Extract the lines from the start through the line that holds "const ey = [-boxSize", both included, omitting all images.

★ ★ ★

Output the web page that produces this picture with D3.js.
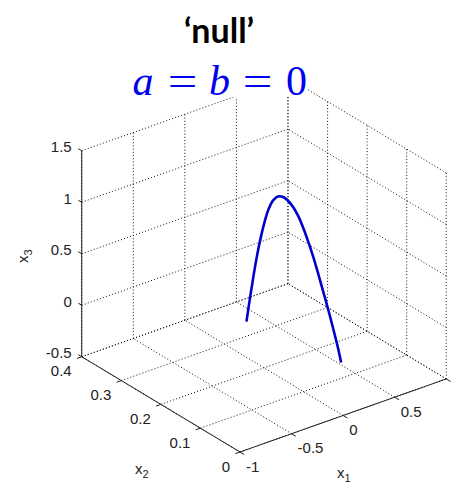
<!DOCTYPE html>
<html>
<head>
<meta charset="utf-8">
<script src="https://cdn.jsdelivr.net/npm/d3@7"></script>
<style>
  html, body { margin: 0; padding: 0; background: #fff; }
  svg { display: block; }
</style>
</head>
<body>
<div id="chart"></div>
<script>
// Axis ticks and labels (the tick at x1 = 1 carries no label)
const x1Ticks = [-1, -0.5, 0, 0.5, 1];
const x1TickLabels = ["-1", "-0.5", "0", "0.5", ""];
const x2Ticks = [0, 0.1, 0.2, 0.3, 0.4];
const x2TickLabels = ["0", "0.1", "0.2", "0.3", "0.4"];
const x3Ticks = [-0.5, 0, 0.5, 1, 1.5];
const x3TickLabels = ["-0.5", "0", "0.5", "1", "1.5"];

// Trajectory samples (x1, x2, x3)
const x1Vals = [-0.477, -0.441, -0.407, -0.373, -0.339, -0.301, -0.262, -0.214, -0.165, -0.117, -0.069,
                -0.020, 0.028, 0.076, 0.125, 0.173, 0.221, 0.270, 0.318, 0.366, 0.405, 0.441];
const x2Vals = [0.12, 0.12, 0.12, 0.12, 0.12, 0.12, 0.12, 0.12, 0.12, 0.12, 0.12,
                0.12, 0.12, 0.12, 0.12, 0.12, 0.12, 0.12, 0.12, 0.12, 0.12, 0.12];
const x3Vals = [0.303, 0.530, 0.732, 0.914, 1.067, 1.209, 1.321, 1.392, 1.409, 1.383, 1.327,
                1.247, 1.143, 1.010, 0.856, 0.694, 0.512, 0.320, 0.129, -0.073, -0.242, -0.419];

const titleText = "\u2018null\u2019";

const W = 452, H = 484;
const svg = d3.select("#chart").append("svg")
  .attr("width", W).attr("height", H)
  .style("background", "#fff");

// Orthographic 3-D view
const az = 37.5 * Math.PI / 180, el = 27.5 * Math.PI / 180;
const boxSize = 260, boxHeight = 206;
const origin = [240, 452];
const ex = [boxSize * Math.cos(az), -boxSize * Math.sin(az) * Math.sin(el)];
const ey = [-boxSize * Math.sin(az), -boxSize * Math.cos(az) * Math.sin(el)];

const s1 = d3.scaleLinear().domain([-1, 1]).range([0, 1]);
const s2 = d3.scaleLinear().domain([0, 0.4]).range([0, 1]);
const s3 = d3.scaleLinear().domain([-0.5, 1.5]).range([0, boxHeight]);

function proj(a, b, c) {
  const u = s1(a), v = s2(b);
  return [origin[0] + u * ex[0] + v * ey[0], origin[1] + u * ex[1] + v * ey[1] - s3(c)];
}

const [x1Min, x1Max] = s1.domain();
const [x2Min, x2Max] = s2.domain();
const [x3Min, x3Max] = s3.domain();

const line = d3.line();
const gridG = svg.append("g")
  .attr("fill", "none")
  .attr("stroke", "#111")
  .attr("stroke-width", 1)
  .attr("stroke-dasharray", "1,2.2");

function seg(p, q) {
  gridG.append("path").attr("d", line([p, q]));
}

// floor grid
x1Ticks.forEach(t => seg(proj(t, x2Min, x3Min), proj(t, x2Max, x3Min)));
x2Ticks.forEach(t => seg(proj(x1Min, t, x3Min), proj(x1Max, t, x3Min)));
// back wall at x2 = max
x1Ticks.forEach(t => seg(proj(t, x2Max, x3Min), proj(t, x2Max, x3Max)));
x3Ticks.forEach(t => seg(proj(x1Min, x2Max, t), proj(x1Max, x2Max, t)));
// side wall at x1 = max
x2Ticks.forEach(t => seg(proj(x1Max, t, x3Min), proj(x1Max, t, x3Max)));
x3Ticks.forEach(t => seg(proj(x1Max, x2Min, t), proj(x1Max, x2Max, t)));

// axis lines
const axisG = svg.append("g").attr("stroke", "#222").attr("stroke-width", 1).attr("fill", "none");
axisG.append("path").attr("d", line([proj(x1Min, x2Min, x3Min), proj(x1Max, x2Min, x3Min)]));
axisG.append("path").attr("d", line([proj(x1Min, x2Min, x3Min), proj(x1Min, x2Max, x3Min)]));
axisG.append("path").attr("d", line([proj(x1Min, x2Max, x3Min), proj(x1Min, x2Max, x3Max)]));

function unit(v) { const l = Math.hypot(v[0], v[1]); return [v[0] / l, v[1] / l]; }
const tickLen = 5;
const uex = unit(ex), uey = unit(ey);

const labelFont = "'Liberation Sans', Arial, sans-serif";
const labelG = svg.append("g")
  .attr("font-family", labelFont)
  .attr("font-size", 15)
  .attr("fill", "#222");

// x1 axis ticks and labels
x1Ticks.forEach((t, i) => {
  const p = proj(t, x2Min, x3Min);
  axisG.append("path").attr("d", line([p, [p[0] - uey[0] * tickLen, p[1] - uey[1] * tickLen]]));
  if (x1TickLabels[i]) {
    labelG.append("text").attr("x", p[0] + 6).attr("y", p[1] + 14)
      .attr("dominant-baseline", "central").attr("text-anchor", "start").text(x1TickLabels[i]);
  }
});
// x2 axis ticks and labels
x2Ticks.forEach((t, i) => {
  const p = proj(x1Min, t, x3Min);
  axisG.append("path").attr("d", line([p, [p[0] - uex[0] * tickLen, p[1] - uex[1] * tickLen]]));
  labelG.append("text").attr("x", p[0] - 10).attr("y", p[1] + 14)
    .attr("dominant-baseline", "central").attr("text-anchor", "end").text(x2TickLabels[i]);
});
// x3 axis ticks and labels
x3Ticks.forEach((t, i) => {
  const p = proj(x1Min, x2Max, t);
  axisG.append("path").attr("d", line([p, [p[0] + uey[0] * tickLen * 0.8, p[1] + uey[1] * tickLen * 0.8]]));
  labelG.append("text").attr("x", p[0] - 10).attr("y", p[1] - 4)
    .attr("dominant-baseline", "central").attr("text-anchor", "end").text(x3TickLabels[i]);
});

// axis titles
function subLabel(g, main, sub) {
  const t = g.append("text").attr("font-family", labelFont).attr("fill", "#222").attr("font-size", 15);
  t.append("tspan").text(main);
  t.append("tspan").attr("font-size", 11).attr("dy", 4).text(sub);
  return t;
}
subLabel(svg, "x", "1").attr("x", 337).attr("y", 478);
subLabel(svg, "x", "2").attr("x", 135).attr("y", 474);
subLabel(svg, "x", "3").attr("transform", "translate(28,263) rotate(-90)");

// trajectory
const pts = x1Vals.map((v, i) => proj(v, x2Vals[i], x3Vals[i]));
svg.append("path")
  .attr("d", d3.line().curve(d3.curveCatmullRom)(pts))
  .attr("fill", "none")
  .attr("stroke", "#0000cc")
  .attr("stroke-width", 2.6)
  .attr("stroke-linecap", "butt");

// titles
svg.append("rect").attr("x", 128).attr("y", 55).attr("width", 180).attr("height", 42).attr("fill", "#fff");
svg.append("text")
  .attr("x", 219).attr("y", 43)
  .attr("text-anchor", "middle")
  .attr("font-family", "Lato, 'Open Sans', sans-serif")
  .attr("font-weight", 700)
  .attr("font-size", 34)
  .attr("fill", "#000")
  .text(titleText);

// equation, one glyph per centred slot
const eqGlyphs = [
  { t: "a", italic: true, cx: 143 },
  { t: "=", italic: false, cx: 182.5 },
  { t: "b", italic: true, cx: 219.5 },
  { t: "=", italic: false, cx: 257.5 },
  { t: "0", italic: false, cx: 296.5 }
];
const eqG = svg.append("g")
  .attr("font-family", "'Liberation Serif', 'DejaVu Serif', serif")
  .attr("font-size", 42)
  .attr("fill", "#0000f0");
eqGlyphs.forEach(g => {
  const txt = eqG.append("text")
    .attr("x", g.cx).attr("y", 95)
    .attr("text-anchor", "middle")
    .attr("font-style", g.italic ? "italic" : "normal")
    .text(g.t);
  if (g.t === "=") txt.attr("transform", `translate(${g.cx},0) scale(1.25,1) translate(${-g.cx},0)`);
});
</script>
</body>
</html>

★ ★ ★

**Result of the task**
Output the web page that produces this picture with D3.js.
<!DOCTYPE html>
<html>
<head>
<meta charset="utf-8">
<script src="https://cdn.jsdelivr.net/npm/d3@7"></script>
<style>
  html, body { margin: 0; padding: 0; background: #fff; }
  svg { display: block; }
</style>
</head>
<body>
<div id="chart"></div>
<script>
// Axis ticks and labels (the tick at x1 = 1 carries no label)
const x1Ticks = [-1, -0.5, 0, 0.5, 1];
const x1TickLabels = ["-1", "-0.5", "0", "0.5", ""];
const x2Ticks = [0, 0.1, 0.2, 0.3, 0.4];
const x2TickLabels = ["0", "0.1", "0.2", "0.3", "0.4"];
const x3Ticks = [-0.5, 0, 0.5, 1, 1.5];
const x3TickLabels = ["-0.5", "0", "0.5", "1", "1.5"];

// Trajectory samples (x1, x2, x3)
const x1Vals = [-0.477, -0.441, -0.407, -0.373, -0.339, -0.301, -0.262, -0.214, -0.165, -0.117, -0.069,
                -0.020, 0.028, 0.076, 0.125, 0.173, 0.221, 0.270, 0.318, 0.366, 0.405, 0.441];
const x2Vals = [0.12, 0.12, 0.12, 0.12, 0.12, 0.12, 0.12, 0.12, 0.12, 0.12, 0.12,
                0.12, 0.12, 0.12, 0.12, 0.12, 0.12, 0.12, 0.12, 0.12, 0.12, 0.12];
const x3Vals = [0.303, 0.530, 0.732, 0.914, 1.067, 1.209, 1.321, 1.392, 1.409, 1.383, 1.327,
                1.247, 1.143, 1.010, 0.856, 0.694, 0.512, 0.320, 0.129, -0.073, -0.242, -0.419];

const titleText = "\u2018null\u2019";

const W = 452, H = 484;
const svg = d3.select("#chart").append("svg")
  .attr("width", W).attr("height", H)
  .style("background", "#fff");

// Orthographic 3-D view
const az = 37.5 * Math.PI / 180, el = 27.5 * Math.PI / 180;
const boxSize = 260, boxHeight = 206;
const origin = [240, 452];
const ex = [boxSize * Math.cos(az), -boxSize * Math.sin(az) * Math.sin(el)];
const ey = [-boxSize * Math.sin(az), -boxSize * Math.cos(az) * Math.sin(el)];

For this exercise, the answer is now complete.